Jordi Savall to artysta znany i ceniony zarówno za śmiałość swoich przedsięwzięć, jak i stojące za nimi głęboki humanizm i wiarę w ogólnoludzki, pełen szacunku dialog. Wezwanie do jego podjęcia jest obecne także w twórczości Ludwiga van Beethovena, kompozytora zafascynowanego republikańskimi ideałami.

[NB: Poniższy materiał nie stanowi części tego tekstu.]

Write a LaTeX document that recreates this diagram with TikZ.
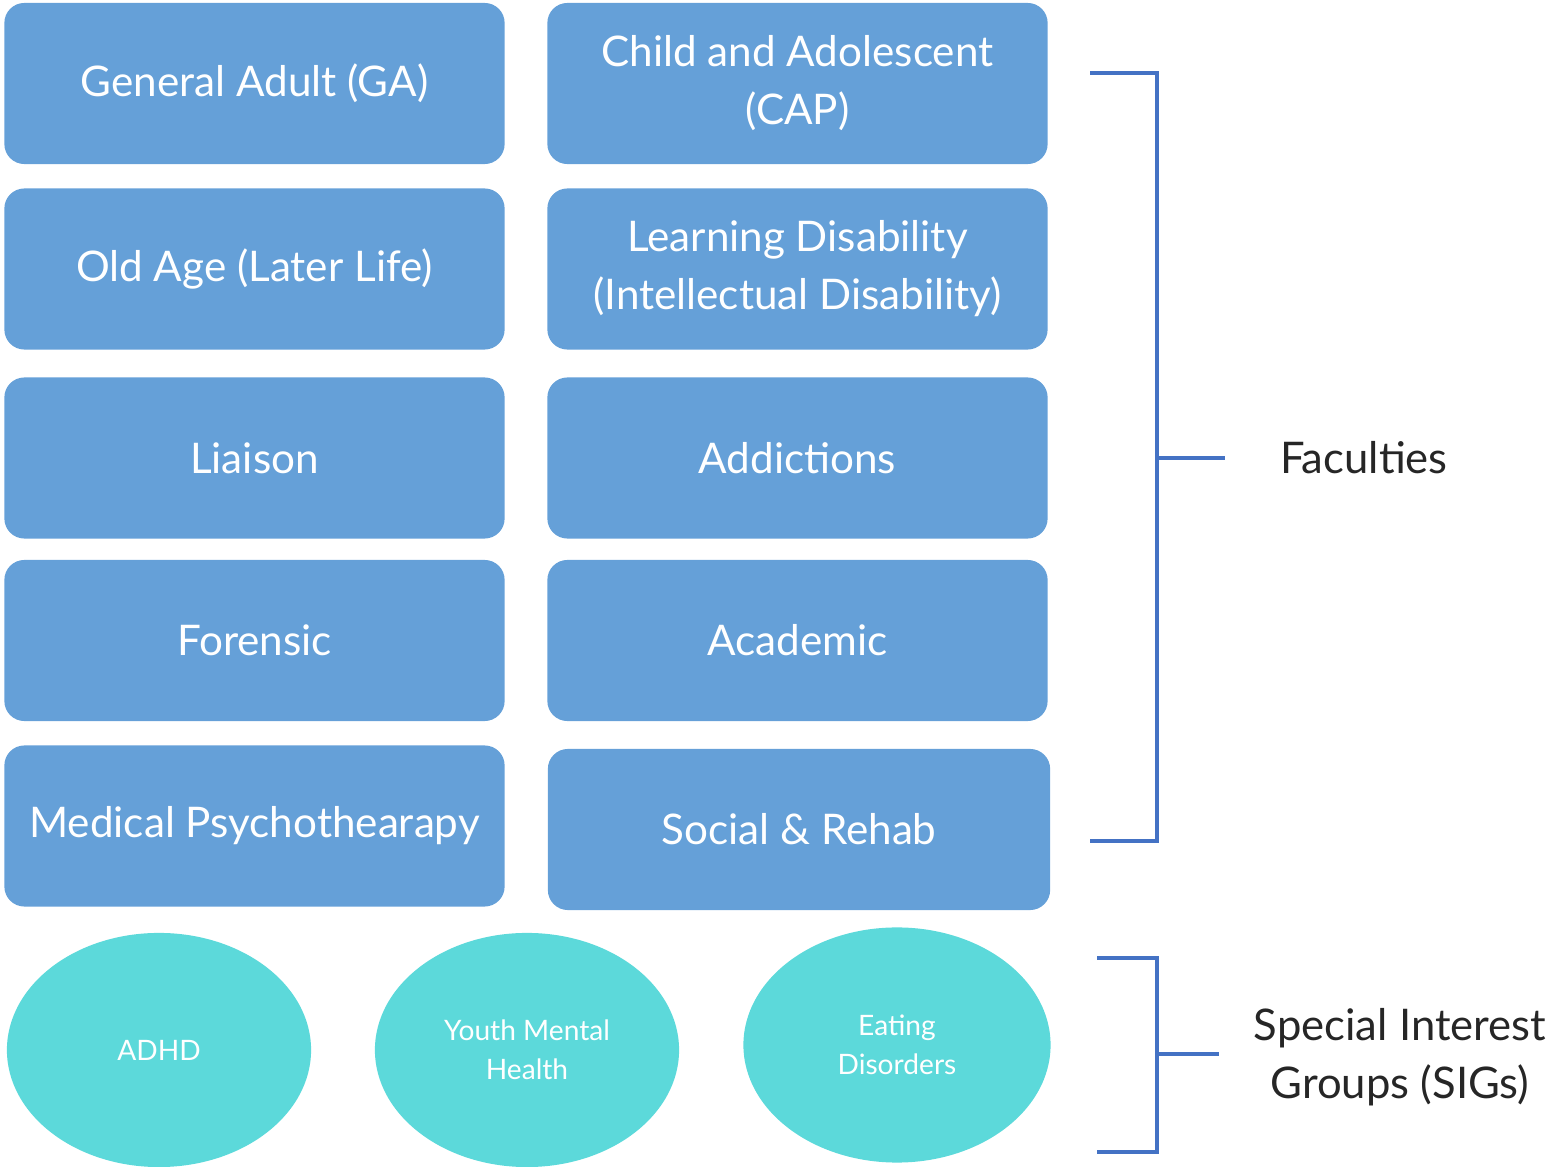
\documentclass[tikz,border=0pt]{standalone}
\usepackage{fontspec}
\setmainfont{Lato}
\usetikzlibrary{shapes.geometric}
\definecolor{facblue}{HTML}{65A0D8}
\definecolor{sigcyan}{HTML}{5CD9DA}
\definecolor{brackblue}{HTML}{4472C4}
\definecolor{labelgrey}{HTML}{262626}
\tikzset{
  faculty/.style={fill=facblue,rounded corners=0.2cm,text=white,align=center,
    minimum width=5cm,minimum height=1.61cm,inner sep=0pt,font=\fontsize{12}{16.5}\selectfont},
  sig/.style={ellipse,fill=sigcyan,text=white,align=center,minimum width=3.04cm,
    minimum height=2.34cm,inner sep=0pt,font=\fontsize{8}{11}\selectfont},
  bracket/.style={brackblue,line width=1pt},
  grouplabel/.style={text=labelgrey,align=center,font=\fontsize{12.4}{16.5}\selectfont}
}
\begin{document}
\begin{tikzpicture}[x=0.01cm,y=-0.01cm]
\useasboundingbox (0,0) rectangle (1556,1167);
\node[faculty] (ga) at (254.5,83.5) {General Adult (GA)};
\node[faculty] (cap) at (797.5,83.5) {Child and Adolescent\\(CAP)};
\node[faculty] (oldage) at (254.5,269) {Old Age (Later Life)};
\node[faculty] (ld) at (797.5,269) {Learning Disability\\(Intellectual Disability)};
\node[faculty] (liaison) at (254.5,458) {Liaison};
\node[faculty] (addict) at (797.5,458) {Addictions};
\node[faculty] (forensic) at (254.5,640.5) {Forensic};
\node[faculty] (academic) at (797.5,640.5) {Academic};
\node[faculty] (medpsy) at (254.5,826) {Medical Psychothearapy};
\node[faculty,minimum width=5.02cm] (social) at (799,829.5) {Social \& Rehab};
\node[sig] (adhd) at (159,1050) {ADHD};
\node[sig] (youth) at (527,1050) {Youth Mental\\Health};
\node[sig,minimum width=3.07cm,minimum height=2.35cm] (eating) at (897,1045) {Eating\\Disorders};
\draw[bracket] (1090,73) -| (1157,841) -- (1090,841);
\draw[bracket] (1157,458) -- (1225,458);
\node[grouplabel] (fac) at (1364,458) {Faculties};
\draw[bracket] (1097,958) -| (1157,1152) -- (1097,1152);
\draw[bracket] (1157,1054) -- (1219,1054);
\node[grouplabel] (sigs) at (1400,1057) {Special Interest\\Groups (SIGs)};
\end{tikzpicture}
\end{document}
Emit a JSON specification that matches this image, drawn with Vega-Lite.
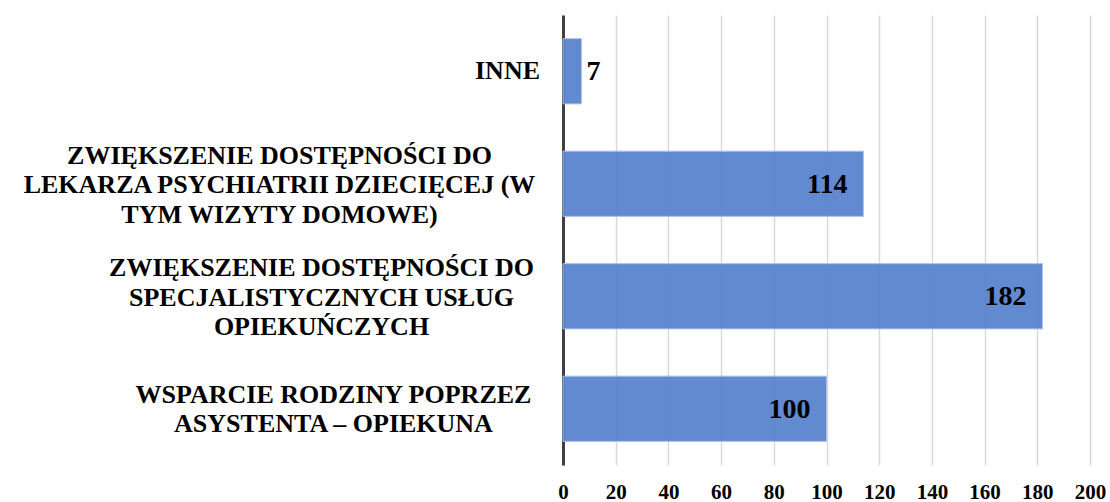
{
  "$schema": "https://vega.github.io/schema/vega-lite/v6.json",
  "autosize": "none",
  "width": 527,
  "height": 450,
  "padding": {"left": 563, "top": 15, "right": 20, "bottom": 37},
  "background": "white",
  "config": {"view": {"stroke": null}},
  "data": {"values": [
    {"kategoria": "INNE", "liczba": 7},
    {"kategoria": "ZWIĘKSZENIE DOSTĘPNOŚCI DO|LEKARZA PSYCHIATRII DZIECIĘCEJ (W|TYM WIZYTY DOMOWE)", "liczba": 114},
    {"kategoria": "ZWIĘKSZENIE DOSTĘPNOŚCI DO|SPECJALISTYCZNYCH USŁUG|OPIEKUŃCZYCH", "liczba": 182},
    {"kategoria": "WSPARCIE RODZINY POPRZEZ|ASYSTENTA – OPIEKUNA", "liczba": 100}
  ]},
  "encoding": {
    "y": {
      "field": "kategoria", "type": "nominal", "sort": null,
      "scale": {"paddingInner": 0.42, "paddingOuter": 0.21},
      "axis": {
        "title": null,
        "ticks": false,
        "domainColor": "#404040",
        "domainWidth": 3,
        "labelExpr": "split(datum.label, '|')",
        "labelFont": "Liberation Serif",
        "labelFontWeight": "bold",
        "labelFontSize": 26,
        "labelLineHeight": 29.5,
        "labelColor": "black",
        "labelLimit": 0,
        "labelAlign": "center",
        "labelBaseline": "middle",
        "labelPadding": {
          "condition": [
            {"test": "datum.value == 'INNE'", "value": 56},
            {"test": "datum.value == 'ZWIĘKSZENIE DOSTĘPNOŚCI DO|LEKARZA PSYCHIATRII DZIECIĘCEJ (W|TYM WIZYTY DOMOWE)'", "value": 284},
            {"test": "datum.value == 'ZWIĘKSZENIE DOSTĘPNOŚCI DO|SPECJALISTYCZNYCH USŁUG|OPIEKUŃCZYCH'", "value": 242}
          ],
          "value": 230
        },
        "labelOffset": {
          "condition": [
            {"test": "datum.value == 'INNE'", "value": 0},
            {"test": "datum.value == 'WSPARCIE RODZINY POPRZEZ|ASYSTENTA – OPIEKUNA'", "value": -14}
          ],
          "value": -28
        }
      }
    }
  },
  "layer": [
    {
      "mark": {"type": "bar", "color": "#5a84cf", "opacity": 0.95, "stroke": "#a9c0ea", "strokeWidth": 1},
      "encoding": {
        "x": {
          "field": "liczba", "type": "quantitative",
          "scale": {"domain": [0, 200], "nice": false},
          "axis": {
            "title": null,
            "values": [0, 20, 40, 60, 80, 100, 120, 140, 160, 180, 200],
            "domain": false,
            "ticks": false,
            "grid": true,
            "gridColor": "#d9d9d9",
            "gridWidth": 1.5,
            "labelFont": "Liberation Serif",
            "labelFontWeight": "bold",
            "labelFontSize": 21,
            "labelColor": "black",
            "labelPadding": 16,
            "labelFlush": false
          }
        }
      }
    },
    {
      "transform": [{"filter": "datum.liczba >= 20"}],
      "mark": {"type": "text", "align": "right", "baseline": "middle", "dx": -16, "dy": 1, "font": "Liberation Serif", "fontWeight": "bold", "fontSize": 28, "color": "black"},
      "encoding": {
        "x": {"field": "liczba", "type": "quantitative"},
        "text": {"field": "liczba", "type": "quantitative"}
      }
    },
    {
      "transform": [{"filter": "datum.liczba < 20"}],
      "mark": {"type": "text", "align": "left", "baseline": "middle", "dx": 5, "dy": 1, "font": "Liberation Serif", "fontWeight": "bold", "fontSize": 28, "color": "black"},
      "encoding": {
        "x": {"field": "liczba", "type": "quantitative"},
        "text": {"field": "liczba", "type": "quantitative"}
      }
    }
  ]
}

IX Symfonia d-moll jest jednym z kamieni milowych w historii muzyki. To także pierwsza symfonia, w której autor wykorzystał głosy solowe i chór dla wyrażenia własnych przekonań. Beethoven użył tu bowiem tekstu Ody do radości Friedricha Schillera, przepełnionej wiarą poety w porozumienie i braterstwo wszystkich ludzi. Ideały te wyjątkowo silnie przemówiły do wyobraźni artysty i zainspirowały go do napisania jednego z najbardziej rozpoznawalnych utworów w dziejach muzyki, dzieła, którego przesłanie będzie zawsze aktualne. Tekst Schillera poruszył również innych wybitnych kompozytorów. Przed Beethovenem odę umuzycznił Franz Schubert, a kilkadziesiąt lat później Piotr Czajkowski stworzył do tego tekstu kantatę (była to jego praca dyplomowa). Trudno uwierzyć, że Beethoven, komponując IX Symfonię, był niesłyszący. Z tego powodu w maju 1824 roku nie mógł dyrygować prawykonaniem i stał na estradzie za dyrygentem, Michaelem Umlaufem, obserwując orkiestrę. Po wybrzmieniu ostatnich dźwięków kompozytor nie słyszał gromkich braw, które rozległy się w sali – pozostał tyłem do publiczności, aż Caroline Unger, wykonująca partię altu, podeszła i odwróciła twórcę przodem do audytorium, by mógł zobaczyć, jak bardzo podobało się jego dzieło. Rzeczywiste i domniemane kulisy pracy nad nowatorskim utworem stały się podstawą fabuły Kopii mistrza w reżyserii Agnieszki Holland z Edem Harrisem w roli Beethovena.
Jedno z najważniejszych dzieł muzyki klasycznej wykona Le Concert des Nations pod batutą swojego założyciela, wybitnego artysty hiszpańskiego pochodzenia – Jordiego Savalla, a efektowny finał wyśpiewają soliści i Chór NFM.